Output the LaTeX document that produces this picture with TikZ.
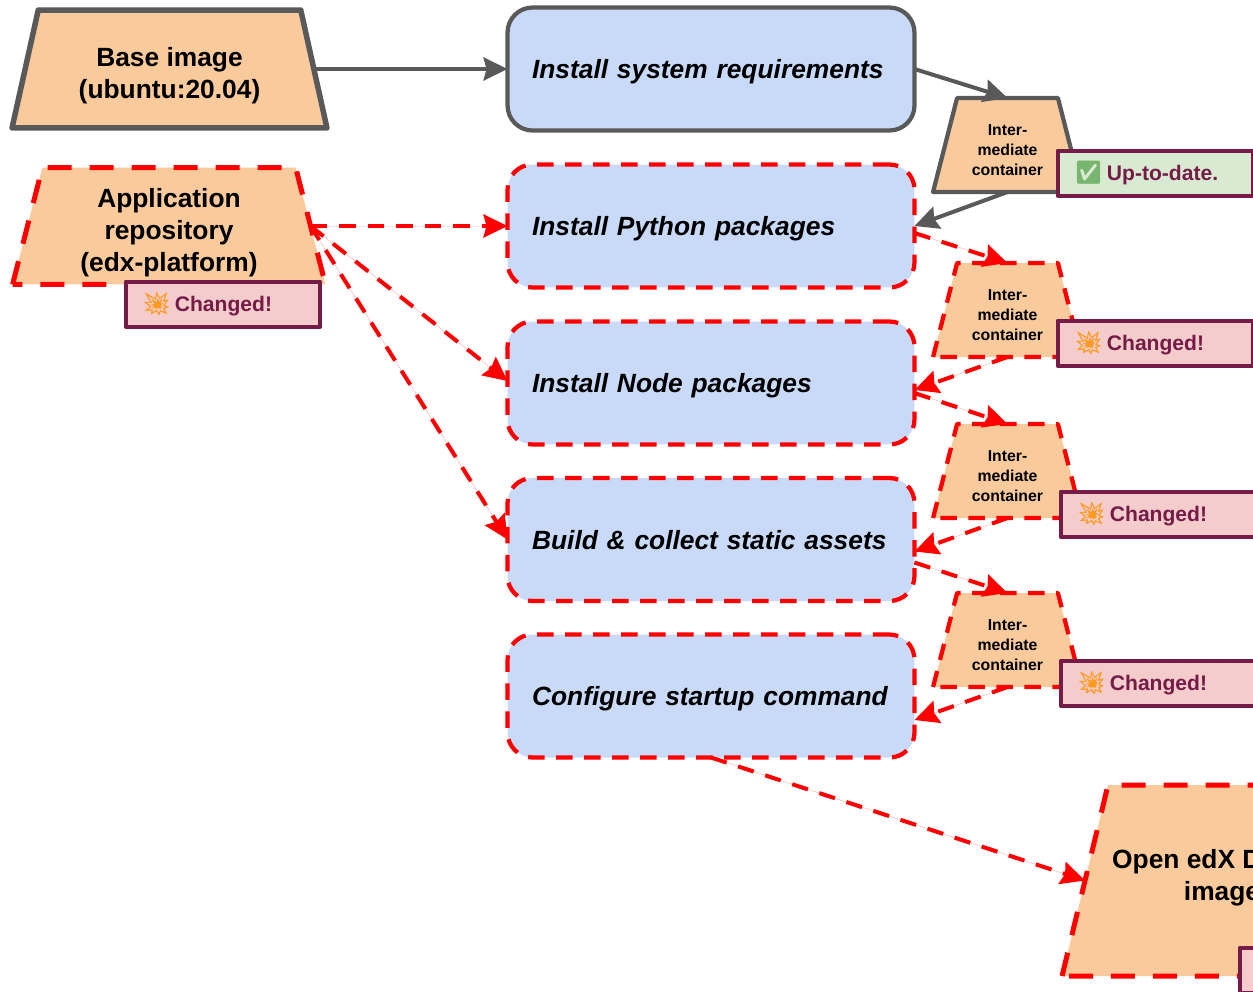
\documentclass[tikz,border=0pt]{standalone}
\usepackage{fontspec}
\setmainfont{Liberation Sans}
\newfontfamily\emojifont{Noto Emoji}
\usetikzlibrary{arrows.meta,shapes.geometric,calc}
\definecolor{orangefill}{HTML}{F9CB9C}
\definecolor{bluefill}{HTML}{C9DAF8}
\definecolor{pinkfill}{HTML}{F4CCCC}
\definecolor{greenfill}{HTML}{D9EAD3}
\definecolor{plumline}{HTML}{741B47}
\definecolor{grayline}{HTML}{595959}
\definecolor{redline}{HTML}{FF0000}
\definecolor{boomcolor}{HTML}{FF9A1F}
\definecolor{tickcolor}{HTML}{78B56E}
\newcommand{\boomicon}{{\emojifont\addfontfeature{FakeBold=1.5}\fontsize{13}{13}\selectfont\textcolor{boomcolor}{💥}}\hspace{2.2pt}}
\newcommand{\tickicon}{{\emojifont\fontsize{13}{13}\selectfont\textcolor{tickcolor}{✅}}\hspace{2.2pt}}
\tikzset{
	trapnode/.style={trapezium,trapezium stretches=true,trapezium left angle=#1,trapezium right angle=#1,fill=orangefill,outer sep=0pt,inner sep=3pt,align=center,line join=round},
	smalltrap/.style={trapnode=76.6,minimum width=2.98cm,minimum height=1.88cm},
	smalltext/.style={align=center,inner sep=0pt,font=\bfseries\fontsize{9}{11.35}\selectfont},
	bigtext/.style={align=center,inner sep=0pt,font=\bfseries\fontsize{15}{18.2}\selectfont},
	stepbox/.style={rectangle,rounded corners=0.5cm,fill=bluefill,minimum width=8.14cm,minimum height=2.46cm,outer sep=0pt,inner xsep=0pt,text width=7.16cm,text depth=0pt,align=left,font=\bfseries\itshape\fontsize{15}{18}\selectfont},
	badge/.style={rectangle,fill=#1,draw=plumline,line width=0.08cm,minimum width=3.9cm,minimum height=0.9cm,outer sep=0pt,inner xsep=0pt,text width=3.24cm,align=left,text=plumline,font=\bfseries\fontsize{12}{14}\selectfont},
	solidline/.style={draw=grayline,line width=0.085cm},
	dashline/.style={draw=redline,line width=0.085cm,dash pattern=on 0.33cm off 0.23cm},
	heavyline/.style={line width=0.11cm},
	heavydash/.style={draw=redline,line width=0.1cm,dash pattern=on 0.48cm off 0.36cm},
	solidarrow/.style={draw=grayline,fill=grayline,line width=0.08cm,-{Stealth[length=0.48cm,width=0.46cm,inset=0.06cm]}},
	dasharrow/.style={draw=redline,fill=redline,line width=0.08cm,dash pattern=on 0.33cm off 0.24cm,-{Stealth[length=0.48cm,width=0.46cm,inset=0.06cm]}}
}
\begin{document}
\begin{tikzpicture}[x=0.02cm,y=-0.02cm,line join=round]
	\clip (0,0) rectangle (1253,991);
	% source shapes
	\node[trapnode=84.3,solidline,heavyline,minimum width=6.3cm,minimum height=2.36cm] (base) at (169.5,69) {};
	\node[bigtext] (basetxt) at (169.5,76) {Base image\\(ubuntu:20.04)};
	\node[trapnode=83.3,heavydash,minimum width=6.26cm,minimum height=2.34cm] (repo) at (169,226) {};
	\node[bigtext] (repotxt) at (169,233) {Application\\repository\\(edx-platform)};
	% steps
	\node[stepbox,solidline] (system) at (711,69) {Install system requirements};
	\node[stepbox,dashline] (python) at (711,226) {Install Python packages};
	\node[stepbox,dashline] (nodepkg) at (711,383) {Install Node packages};
	\node[stepbox,dashline] (assets) at (711,539.5) {Build \& collect static assets};
	\node[stepbox,dashline] (startup) at (711,696) {Configure startup command};
	% intermediate containers
	\node[smalltrap,solidline] (interA) at (1007.5,145) {};
	\node[smalltrap,dashline] (interB) at (1007.5,310) {};
	\node[smalltrap,dashline] (interC) at (1007.5,471) {};
	\node[smalltrap,dashline] (interD) at (1007.5,640) {};
	\node[smalltext] (interAtxt) at (1007.5,150) {Inter-\\mediate\\container};
	\node[smalltext] (interBtxt) at (1007.5,315) {Inter-\\mediate\\container};
	\node[smalltext] (interCtxt) at (1007.5,476) {Inter-\\mediate\\container};
	\node[smalltext] (interDtxt) at (1007.5,645) {Inter-\\mediate\\container};
	% final image
	\node[trapnode=77.9,heavydash,minimum width=6.12cm,minimum height=3.82cm] (final) at (1215,880.5) {};
	\node[bigtext] (finaltxt) at (1222,878) {Open edX Docker\\image};
	% arrows
	\draw[solidarrow] (base.east) -- (system.west);
	\draw[solidarrow] (system.east) -- (interA.north);
	\draw[solidarrow] (interA.south) -- (python.east);
	\draw[dasharrow] (repo.east) -- (python.west);
	\draw[dasharrow] (repo.east) -- ($(nodepkg.west)+(0,-2)$);
	\draw[dasharrow] (repo.east) -- (assets.west);
	\draw[dasharrow] ($(python.east)+(0,7)$) -- (interB.north);
	\draw[dasharrow] (interB.south) -- ($(nodepkg.east)+(0,7)$);
	\draw[dasharrow] ($(nodepkg.east)+(0,10)$) -- (interC.north);
	\draw[dasharrow] (interC.south) -- ($(assets.east)+(0,12)$);
	\draw[dasharrow] ($(assets.east)+(0,23)$) -- (interD.north);
	\draw[dasharrow] (interD.south) -- ($(startup.east)+(0,24)$);
	\draw[dasharrow] (startup.south) -- (final.west);
	% badges
	\node[badge=pinkfill] (repobadge) at (223,304) {\boomicon Changed!};
	\node[badge=greenfill] (badgeA) at (1155,173) {\tickicon Up-to-date.};
	\node[badge=pinkfill] (badgeB) at (1155,343) {\boomicon Changed!};
	\node[badge=pinkfill] (badgeC) at (1158,514) {\boomicon Changed!};
	\node[badge=pinkfill] (badgeD) at (1158,683) {\boomicon Changed!};
	\node[badge=pinkfill] (finalbadge) at (1337,970) {};
\end{tikzpicture}
\end{document}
::::
◆ Stated exercise ◆
Reproduce the material word for word, minus the images.

◆ Completed exercise ◆
Output the LaTeX document that produces this picture with TikZ.
\documentclass[tikz,border=0pt]{standalone}
\usepackage{fontspec}
\setmainfont{Liberation Sans}
\newfontfamily\emojifont{Noto Emoji}
\usetikzlibrary{arrows.meta,shapes.geometric,calc}
\definecolor{orangefill}{HTML}{F9CB9C}
\definecolor{bluefill}{HTML}{C9DAF8}
\definecolor{pinkfill}{HTML}{F4CCCC}
\definecolor{greenfill}{HTML}{D9EAD3}
\definecolor{plumline}{HTML}{741B47}
\definecolor{grayline}{HTML}{595959}
\definecolor{redline}{HTML}{FF0000}
\definecolor{boomcolor}{HTML}{FF9A1F}
\definecolor{tickcolor}{HTML}{78B56E}
\newcommand{\boomicon}{{\emojifont\addfontfeature{FakeBold=1.5}\fontsize{13}{13}\selectfont\textcolor{boomcolor}{💥}}\hspace{2.2pt}}
\newcommand{\tickicon}{{\emojifont\fontsize{13}{13}\selectfont\textcolor{tickcolor}{✅}}\hspace{2.2pt}}
\tikzset{
	trapnode/.style={trapezium,trapezium stretches=true,trapezium left angle=#1,trapezium right angle=#1,fill=orangefill,outer sep=0pt,inner sep=3pt,align=center,line join=round},
	smalltrap/.style={trapnode=76.6,minimum width=2.98cm,minimum height=1.88cm},
	smalltext/.style={align=center,inner sep=0pt,font=\bfseries\fontsize{9}{11.35}\selectfont},
	bigtext/.style={align=center,inner sep=0pt,font=\bfseries\fontsize{15}{18.2}\selectfont},
	stepbox/.style={rectangle,rounded corners=0.5cm,fill=bluefill,minimum width=8.14cm,minimum height=2.46cm,outer sep=0pt,inner xsep=0pt,text width=7.16cm,text depth=0pt,align=left,font=\bfseries\itshape\fontsize{15}{18}\selectfont},
	badge/.style={rectangle,fill=#1,draw=plumline,line width=0.08cm,minimum width=3.9cm,minimum height=0.9cm,outer sep=0pt,inner xsep=0pt,text width=3.24cm,align=left,text=plumline,font=\bfseries\fontsize{12}{14}\selectfont},
	solidline/.style={draw=grayline,line width=0.085cm},
	dashline/.style={draw=redline,line width=0.085cm,dash pattern=on 0.33cm off 0.23cm},
	heavyline/.style={line width=0.11cm},
	heavydash/.style={draw=redline,line width=0.1cm,dash pattern=on 0.48cm off 0.36cm},
	solidarrow/.style={draw=grayline,fill=grayline,line width=0.08cm,-{Stealth[length=0.48cm,width=0.46cm,inset=0.06cm]}},
	dasharrow/.style={draw=redline,fill=redline,line width=0.08cm,dash pattern=on 0.33cm off 0.24cm,-{Stealth[length=0.48cm,width=0.46cm,inset=0.06cm]}}
}
\begin{document}
\begin{tikzpicture}[x=0.02cm,y=-0.02cm,line join=round]
	\clip (0,0) rectangle (1253,991);
	% source shapes
	\node[trapnode=84.3,solidline,heavyline,minimum width=6.3cm,minimum height=2.36cm] (base) at (169.5,69) {};
	\node[bigtext] (basetxt) at (169.5,76) {Base image\\(ubuntu:20.04)};
	\node[trapnode=83.3,heavydash,minimum width=6.26cm,minimum height=2.34cm] (repo) at (169,226) {};
	\node[bigtext] (repotxt) at (169,233) {Application\\repository\\(edx-platform)};
	% steps
	\node[stepbox,solidline] (system) at (711,69) {Install system requirements};
	\node[stepbox,dashline] (python) at (711,226) {Install Python packages};
	\node[stepbox,dashline] (nodepkg) at (711,383) {Install Node packages};
	\node[stepbox,dashline] (assets) at (711,539.5) {Build \& collect static assets};
	\node[stepbox,dashline] (startup) at (711,696) {Configure startup command};
	% intermediate containers
	\node[smalltrap,solidline] (interA) at (1007.5,145) {};
	\node[smalltrap,dashline] (interB) at (1007.5,310) {};
	\node[smalltrap,dashline] (interC) at (1007.5,471) {};
	\node[smalltrap,dashline] (interD) at (1007.5,640) {};
	\node[smalltext] (interAtxt) at (1007.5,150) {Inter-\\mediate\\container};
	\node[smalltext] (interBtxt) at (1007.5,315) {Inter-\\mediate\\container};
	\node[smalltext] (interCtxt) at (1007.5,476) {Inter-\\mediate\\container};
	\node[smalltext] (interDtxt) at (1007.5,645) {Inter-\\mediate\\container};
	% final image
	\node[trapnode=77.9,heavydash,minimum width=6.12cm,minimum height=3.82cm] (final) at (1215,880.5) {};
	\node[bigtext] (finaltxt) at (1222,878) {Open edX Docker\\image};
	% arrows
	\draw[solidarrow] (base.east) -- (system.west);
	\draw[solidarrow] (system.east) -- (interA.north);
	\draw[solidarrow] (interA.south) -- (python.east);
	\draw[dasharrow] (repo.east) -- (python.west);
	\draw[dasharrow] (repo.east) -- ($(nodepkg.west)+(0,-2)$);
	\draw[dasharrow] (repo.east) -- (assets.west);
	\draw[dasharrow] ($(python.east)+(0,7)$) -- (interB.north);
	\draw[dasharrow] (interB.south) -- ($(nodepkg.east)+(0,7)$);
	\draw[dasharrow] ($(nodepkg.east)+(0,10)$) -- (interC.north);
	\draw[dasharrow] (interC.south) -- ($(assets.east)+(0,12)$);
	\draw[dasharrow] ($(assets.east)+(0,23)$) -- (interD.north);
	\draw[dasharrow] (interD.south) -- ($(startup.east)+(0,24)$);
	\draw[dasharrow] (startup.south) -- (final.west);
	% badges
	\node[badge=pinkfill] (repobadge) at (223,304) {\boomicon Changed!};
	\node[badge=greenfill] (badgeA) at (1155,173) {\tickicon Up-to-date.};
	\node[badge=pinkfill] (badgeB) at (1155,343) {\boomicon Changed!};
	\node[badge=pinkfill] (badgeC) at (1158,514) {\boomicon Changed!};
	\node[badge=pinkfill] (badgeD) at (1158,683) {\boomicon Changed!};
	\node[badge=pinkfill] (finalbadge) at (1337,970) {};
\end{tikzpicture}
\end{document}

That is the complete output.